Quand on évoque les réussites de l’économie sociale et solidaire (ESS), c’est généralement en termes d’impacts positifs sur l’environnement et les territoires. Pourtant le mode de gouvernance fait intrinsèquement partie des indicateurs de qualité des entreprises de l’ESS. Après la parution de l’enquête de Pascale Dominique RUSSO sur les dérives du secteur, Souffrance en milieu engagé, il importe plus que jamais de rappeler les réussites des modèles innovants de démocratie d’entreprise. Scopéli est un de ces modèles.
Coopérative alimentaire implantée à Rezé, dans la métropole nantaise, Scopéli est gérée par ses 2000 coopérateurs-clients et ses 3 salarié(e)s. Cette fourmilière humaine n’est rien moins que théoriquement ingérable : comment assurer le fonctionnement très contraignant d’un supermarché en faisant travailler à tour de rôle 2000 bénévoles non qualifiés à l’aide de 3 salariés? Selon les critères et conditions classiques des sciences de la gestion et de l’organisation, c’est juste… Impossible!
Depuis avril 2019 cependant, Scopéli parvient à auto-gérer et autofinancer une surface de vente de 400m2, impliquant toute la chaîne de ses acteurs locaux, depuis les producteurs (en bio, pour la plupart) jusqu’aux consommateurs-coopérateurs. Son fonctionnement habituel témoigne d’une agilité déconcertante, c’est-à-dire d’une agilité réelle, non standardisée par une méthode quelconque de management éponyme. Organisation apprenante, intelligente, démocratique, la coopérative invente constamment son propre modèle, dans l’écosystème de l’ESS et la galaxie des supermarchés coopératifs. Nous sommes dans l’expérimentation et l’ajustement permanents. Cela ne signifie aucunement qu’aucun problème ne se pose. Au contraire! Les difficultés justement se POSENT. Elles ne font pas l’objet d’un déni. Elles se résolvent dans l’effort collectif de problématisation et d’imagination, ancré dans la conscience partagée des contraintes du travail. Les instances démocratiques de gouvernance, l’une opérationnelle et l’autre stratégique travaillent en étroite connivence et se fient aux remontées du terrain, au travers des représentants des groupes de travail qui y siègent.

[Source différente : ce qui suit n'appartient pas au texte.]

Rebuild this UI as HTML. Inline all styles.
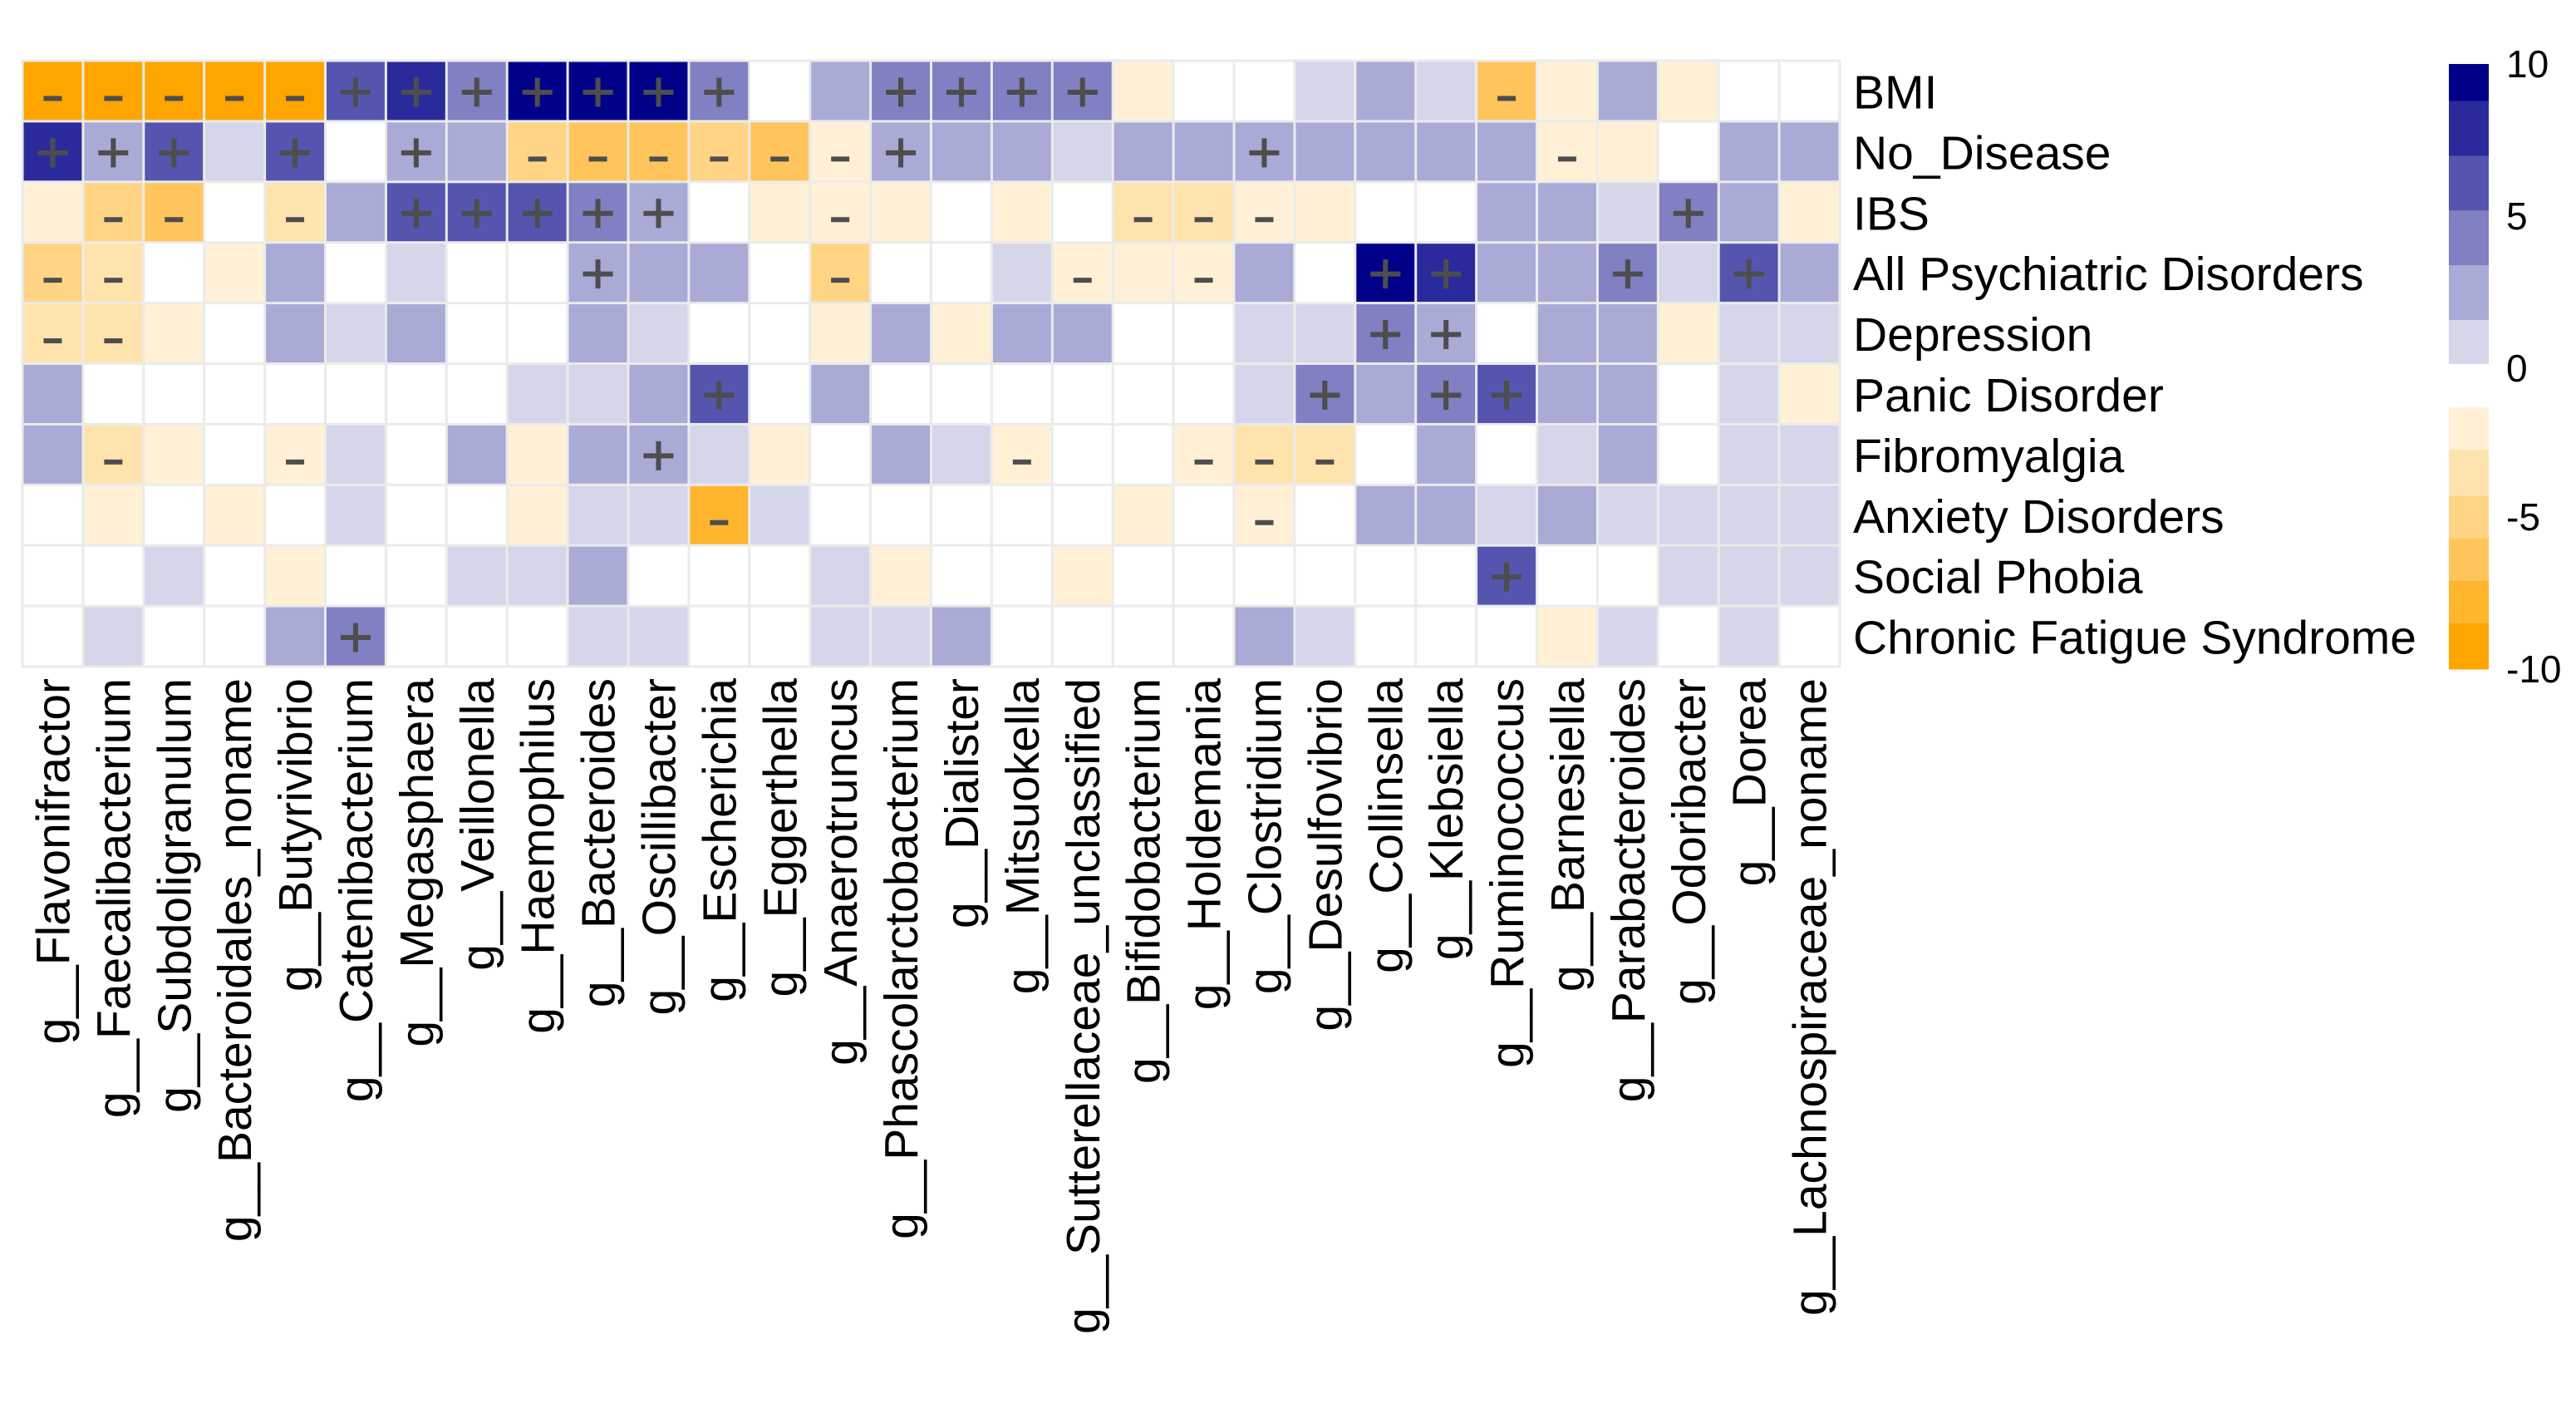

En un temps record, Scopéli s’est ainsi adaptée aux contraintes de la crise sanitaire du coronavirus, pour assurer la continuité du service alimentaire et au-delà, poursuivre l’oeuvre commune. Ce n’est pas comme si les questions de santé et de bien commun venaient percuter l’organisation. Elles en sont à l’origine, à travers l’objectif de l’alimentation de qualité pour tous.
Coopératrice depuis début 2018, fascinée par cette expérience « impossible », je m’y intéresse aussi sous l’angle des sciences du travail. Comment ça marche? Qu’est-ce qui fait que ça marche? J’avance l’hypothèse que l’organisation toujours expérimentale et toujours tâtonnante (agile, donc) de Scopéli repose sur l’intelligence partagée des situations réelles, telles qu’elles se présentent. Ici, rien ne sépare hermétiquement le travail de la gestion du travail, le bureau du magasin, la gouvernance de la production, le client du travailleur. L’humain, précisément le travail humain, reprend sa place centrale, parfois négligée dans les organisations de l’ESS investiguées par Pascale Dominique RUSSO.
Dans quelle mesure ce modèle est-il transposable? Cela mériterait une étude.